Frederic : On avait des jours de pause, mais la plupart du temps en deux jours on avait une chanson. On avait 13 chansons, donc en vrai nous avons travaillé 26 jours. C’était rapide.

Est-ce que l’atmosphère d’Étretat et de la Normandie en règle générale fait partie intégrante de l’album ?

Peter : Oui, je pense. Mis à part l’album, il y a quelque chose de puissant avec Étretat qui m’a attiré là-bas.

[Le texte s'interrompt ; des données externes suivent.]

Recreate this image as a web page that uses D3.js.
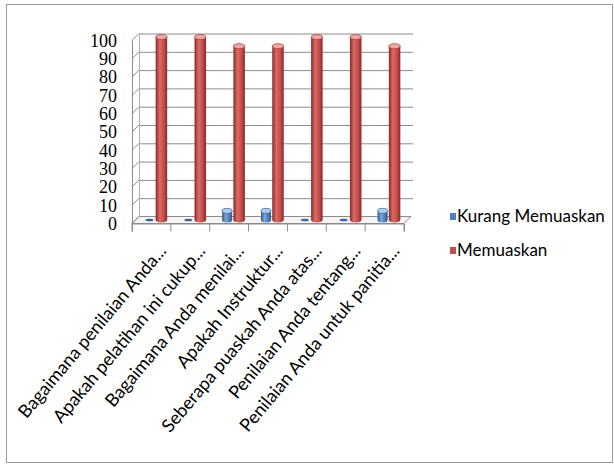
<!DOCTYPE html>
<html>
<head>
<meta charset="utf-8">
<script src="https://cdn.jsdelivr.net/npm/d3@7"></script>
<style>
  body { margin: 0; background: #fff; }
  svg { display: block; }
</style>
</head>
<body>
<div id="chart"></div>
<script>
const categories = [
    "Bagaimana penilaian Anda...",
    "Apakah pelatihan ini cukup...",
    "Bagaimana Anda menilai...",
    "Apakah Instruktur...",
    "Seberapa puaskah Anda atas...",
    "Penilaian Anda tentang...",
    "Penilaian Anda untuk panitia..."
];
const seriesNames = ["Kurang Memuaskan", "Memuaskan"];
const kurangValues = [0, 0, 5, 5, 0, 0, 5];
const memuaskanValues = [100, 100, 95, 95, 100, 100, 95];
const yTicks = [0, 10, 20, 30, 40, 50, 60, 70, 80, 90, 100];

const W = 614, H = 466;
const depth = { dx: 7, dy: -7 };

const svg = d3.select("#chart").append("svg")
    .attr("width", W)
    .attr("height", H);

// outer frame
svg.append("rect")
    .attr("x", 6.5).attr("y", 4.5)
    .attr("width", 606).attr("height", 458)
    .attr("fill", "#fff")
    .attr("stroke", "#9a9a9a")
    .attr("stroke-width", 1);

const x = d3.scaleBand().domain(categories).range([132, 404]);
const y = d3.scaleLinear().domain([0, 100]).range([223.5, 40.5]);
const yMid = v => y(v) + depth.dy / 2;

const defs = svg.append("defs");
function cylGrad(id, dark, mid, light) {
    const g = defs.append("linearGradient").attr("id", id)
        .attr("x1", "0%").attr("x2", "100%").attr("y1", "0%").attr("y2", "0%");
    g.append("stop").attr("offset", "0%").attr("stop-color", dark);
    g.append("stop").attr("offset", "35%").attr("stop-color", light);
    g.append("stop").attr("offset", "70%").attr("stop-color", mid);
    g.append("stop").attr("offset", "100%").attr("stop-color", dark);
}
cylGrad("gRed", "#8a2724", "#c0504d", "#dc6a66");
cylGrad("gBlue", "#2b5686", "#4f81bd", "#7ea5d6");

// floor
const f0 = y(0);
svg.append("path")
    .attr("d", `M${x.range()[0]},${f0} L${x.range()[1]},${f0} L${x.range()[1] + depth.dx},${f0 + depth.dy} L${x.range()[0] + depth.dx},${f0 + depth.dy} Z`)
    .attr("fill", "#f4f4f4")
    .attr("stroke", "#8c8c8c")
    .attr("stroke-width", 1);

// grid on back wall + left wall
const grid = svg.append("g");
grid.selectAll(".gb")
    .data(yTicks.filter(d => d > 0))
    .enter()
    .append("line")
    .attr("x1", x.range()[0] + depth.dx)
    .attr("x2", x.range()[1] + depth.dx + 2)
    .attr("y1", d => y(d) + depth.dy + 0.5)
    .attr("y2", d => y(d) + depth.dy + 0.5)
    .attr("stroke", "#8c8c8c")
    .attr("stroke-width", 1);
grid.selectAll(".gl")
    .data(yTicks)
    .enter()
    .append("line")
    .attr("x1", x.range()[0])
    .attr("x2", x.range()[0] + depth.dx)
    .attr("y1", d => y(d))
    .attr("y2", d => y(d) + depth.dy)
    .attr("stroke", "#8c8c8c")
    .attr("stroke-width", 1);
grid.append("line")
    .attr("x1", x.range()[0] + 0.5).attr("x2", x.range()[0] + 0.5)
    .attr("y1", y(100)).attr("y2", y(0))
    .attr("stroke", "#8c8c8c");
grid.append("line")
    .attr("x1", x.range()[0] + depth.dx + 0.5).attr("x2", x.range()[0] + depth.dx + 0.5)
    .attr("y1", y(100) + depth.dy).attr("y2", y(0) + depth.dy)
    .attr("stroke", "#b0b0b0");

// y axis labels
svg.append("g")
    .selectAll("text")
    .data(yTicks)
    .enter()
    .append("text")
    .attr("x", 117)
    .attr("y", d => y(d))
    .attr("dy", "0.35em")
    .attr("text-anchor", "end")
    .style("font-family", "'Liberation Serif', 'DejaVu Serif', serif")
    .style("font-size", "18px")
    .style("fill", "#000")
    .text(d => d);

// category ticks on front edge
svg.append("g")
    .attr("transform", `translate(0, ${y(0)})`)
    .call(d3.axisBottom(x).tickSize(8).tickFormat("").tickSizeOuter(8))
    .call(g => g.select(".domain").attr("stroke", "#8c8c8c"))
    .call(g => g.selectAll(".tick line").attr("stroke", "#8c8c8c").attr("transform", `translate(${-x.bandwidth() / 2},0)`));
svg.append("line")
    .attr("x1", x.range()[1]).attr("x2", x.range()[1])
    .attr("y1", y(0)).attr("y2", y(0) + 8)
    .attr("stroke", "#8c8c8c");

// bars as cylinders
const offsets = { "Kurang Memuaskan": -2, "Memuaskan": 10 };
const widths = { "Kurang Memuaskan": 10, "Memuaskan": 11.5 };
const bars = [];
categories.forEach((c, i) => {
    bars.push({ cat: c, s: "Kurang Memuaskan", v: kurangValues[i] });
    bars.push({ cat: c, s: "Memuaskan", v: memuaskanValues[i] });
});
const barG = svg.append("g");
bars.forEach(d => {
    const cx = x(d.cat) + x.bandwidth() / 2 + offsets[d.s];
    const w = widths[d.s];
    const isRed = d.s === "Memuaskan";
    const top = yMid(d.v), base = yMid(0);
    if (d.v === 0) {
        barG.append("ellipse")
            .attr("cx", cx).attr("cy", base)
            .attr("rx", w / 2 - 1).attr("ry", 1.3)
            .attr("fill", "#3a6799");
        return;
    }
    barG.append("path")
        .attr("d", `M${cx - w / 2},${top} L${cx - w / 2},${base} A${w / 2},2.5 0 0 0 ${cx + w / 2},${base} L${cx + w / 2},${top} Z`)
        .attr("fill", isRed ? "url(#gRed)" : "url(#gBlue)");
    barG.append("ellipse")
        .attr("cx", cx).attr("cy", top)
        .attr("rx", w / 2).attr("ry", 2.5)
        .attr("fill", isRed ? "#eba8a5" : "#b3cbe9")
        .attr("stroke", isRed ? "#b8403c" : "#3f6fa8")
        .attr("stroke-width", 0.8);
});

// category labels
svg.append("g")
    .selectAll("text")
    .data(categories)
    .enter()
    .append("text")
    .attr("transform", d => `translate(${x(d) + x.bandwidth() / 2 + 11}, ${y(0) + 24}) rotate(-50)`)
    .attr("text-anchor", "end")
    .attr("dy", "0.35em")
    .style("font-family", "Lato, 'Open Sans', sans-serif")
    .style("font-size", "18px")
    .style("fill", "#000")
    .text(d => d);

// legend
const legend = svg.append("g");
const legendColors = ["#4f81bd", "#c0504d"];
seriesNames.forEach((s, i) => {
    const ly = 222 + i * 34;
    legend.append("rect")
        .attr("x", 450).attr("y", ly - 9)
        .attr("width", 6).attr("height", 7)
        .attr("fill", legendColors[i]);
    legend.append("text")
        .attr("x", 457).attr("y", ly)
        .style("font-family", "Lato, 'Open Sans', sans-serif")
        .style("font-size", "17px")
        .style("fill", "#000")
        .text(s);
});
</script>
</body>
</html>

Frederic : En fait, c’était incroyable puisque Peter habitait d’un côté du village, il y avait la manche et la maison de mon ami qui était de l’autre côté. Si tu tournes un film, tu dirais « ah ouais c’est too much » mais c’est comme cela que ça s’est passé. Un vol de deux minutes si on était des oiseaux. J’ai beaucoup travaillé à Paris ces vingt dernières années, et je voulais me retrouver loin de mon job, de ma famille pour pouvoir me consacrer à l’écriture dans un bel endroit, au calme. Au début, j’avais 4 ou 5 chansons mais cela m’a inspiré et j’ai écrit tout le reste dans la maison en attendant Peter. J’écrivais tout le temps et ça nous a fait du bien à tous les deux. Je n’ai jamais écouté les Libertines ou les Babyshambles et ce n’est pas parce que je m’en foutais, mais on était un peu vierge tous les deux. Peter ne connaissait pas mon travail non plus.

Peter : Il ne connaissait aucune des chansons des Libertines, c’était dangereux puisqu’il me demandait : « As-tu des paroles pour cette chanson ? » et puis je lui chantais des paroles des Libertines ! En tout cas j’ai essayé, mais j’étais trop honnête et je lui disais toujours la vérité à la fin.

Vous vous êtes découverts, maintenant que c’est une affaire qui roule, est-ce le début d’une relation à long terme ?

Peter : On ne parle pas de politique, la conférence de presse est terminée ! Oui je pense, on veut vraiment construire quelque chose ensemble. Fred a une jeune famille, je viens de me marier. On a tous les deux le rêve de pouvoir avoir un endroit à Étretat, d’écrire des chansons et de les jouer en live.